Adams slowly retreated and took his seat. “Uncle Stan, there’d better be a hell of a good explanation for this.”

“Really?” Hurley said with skepticism. “I was about to say the same thing.”

“This is crazy; I’m the inspector general of the CIA. I can’t be kidnapped in the middle of the night and interrogated like this.”

“The fact that you’re sitting here is proof that you’re wrong on both counts.”

Adams frowned and said, “This isn’t Prague circa 1968. Neither Mitch Rapp nor anyone at the CIA, for that matter, has any right to abduct me.”

“I suppose from a purely legal standpoint you are correct.” Hurley’s admission gave Adams a shot of confidence. “You’re damn right I am. Everyone makes mistakes, but this one is a whopper.”

“It sure is.”

“Well,” Adams studied the face of his father’s best friend in a vain attempt to gauge his true intention, “as a favor to you… I’d be willing to look the other way on most of this, but I’m going to need some reassurances.”

“Such as?”

“For starters… Rapp and his band of goons need to promise that nothing like this will ever happen again.”

Hurley gripped the back of the chair with his free hand. He didn’t say anything for a long moment. His mind flashed through a movie reel of Glen Adams’s life. He hadn’t put much thought into whether he liked the kid until he was in high school, and then only because his friend was worried that his boy didn’t quite get it. As Hurley looked at the younger Adams he thought how right his friend had been to worry.

Hurley finally spoke. “And you think all of this is a mistake.

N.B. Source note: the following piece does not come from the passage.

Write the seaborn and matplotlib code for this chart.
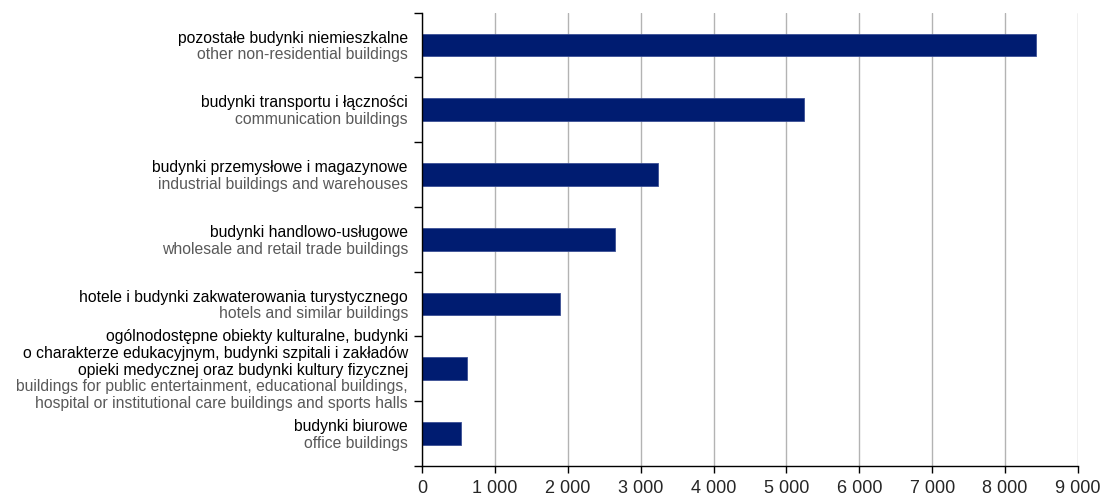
import matplotlib
matplotlib.use("Agg")
import matplotlib.pyplot as plt
import matplotlib.transforms as mtransforms
from matplotlib.ticker import FuncFormatter
import seaborn as sns
import pandas as pd

# Category labels (Polish / English)
labels_pl = [
    ["pozostałe budynki niemieszkalne"],
    ["budynki transportu i łączności"],
    ["budynki przemysłowe i magazynowe"],
    ["budynki handlowo-usługowe"],
    ["hotele i budynki zakwaterowania turystycznego"],
    ["ogólnodostępne obiekty kulturalne, budynki",
     "o charakterze edukacyjnym, budynki szpitali i zakładów",
     "opieki medycznej oraz budynki kultury fizycznej"],
    ["budynki biurowe"],
]
labels_en = [
    ["other non-residential buildings"],
    ["communication buildings"],
    ["industrial buildings and warehouses"],
    ["wholesale and retail trade buildings"],
    ["hotels and similar buildings"],
    ["buildings for public entertainment, educational buildings,",
     "hospital or institutional care buildings and sports halls"],
    ["office buildings"],
]
values = [8420, 5235, 3240, 2645, 1890, 615, 530]
x_ticks = [0, 1000, 2000, 3000, 4000, 5000, 6000, 7000, 8000, 9000]

sns.set_style("white")
plt.rcParams['font.family'] = ['Liberation Sans', 'DejaVu Sans']

df = pd.DataFrame({
    "cat": [" / ".join(p) for p in labels_pl],
    "value": values,
})

fig = plt.figure(figsize=(11.07, 4.96), dpi=100)
ax = fig.add_axes([0.3812, 0.0611, 0.5926, 0.9133])

sns.barplot(data=df, x="value", y="cat", orient="h", color="#001c71",
            width=0.35, saturation=1, edgecolor="#3b4f95", linewidth=0.6, ax=ax)

ax.set_xlim(0, 9000)
ax.set_ylim(len(values) - 0.5, -0.5)
ax.set_xticks(x_ticks)
ax.xaxis.set_major_formatter(FuncFormatter(lambda v, p: f"{int(v):,}".replace(",", " ")))
ax.set_yticks([i - 0.5 for i in range(len(values) + 1)])
ax.set_yticklabels([])
ax.set_xlabel("")
ax.set_ylabel("")

ax.grid(axis="x", color="#b3b3b3", linewidth=1)
ax.set_axisbelow(True)
for s in ["top", "right"]:
    ax.spines[s].set_visible(False)
for s in ["left", "bottom"]:
    ax.spines[s].set_color("black")
    ax.spines[s].set_linewidth(1)
ax.tick_params(axis="y", left=True, length=6, width=1, color="black", direction="out")
ax.tick_params(axis="x", bottom=True, length=5, width=1, color="black",
               direction="out", labelsize=13, pad=5)

# two-colour category labels
trans = mtransforms.blended_transform_factory(ax.transAxes, ax.transData)
line_h = 16.7
for i, (pl, en) in enumerate(zip(labels_pl, labels_en)):
    lines = [(t, "#000000") for t in pl] + [(t, "#595959") for t in en]
    n = len(lines)
    for j, (t, c) in enumerate(lines):
        ax.annotate(t, xy=(0, i), xycoords=trans,
                    xytext=(-14, ((n - 1) / 2 - j) * line_h), textcoords="offset pixels",
                    ha="right", va="center_baseline", fontsize=11.3, color=c)

fig.savefig("out.png", dpi=100)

You’re here through no fault of your own?”

Adams knew this was where he needed to be careful. “I know you’ve been out for a while, so I don’t expect that you’ve kept up on everything that’s been going on, but let’s just say, Rapp stuck his nose into something that doesn’t concern him.”

Hurley almost laughed, but managed to keep a straight face. “Really?” Hurley said as if he were intrigued. “Why don’t you enlighten me?”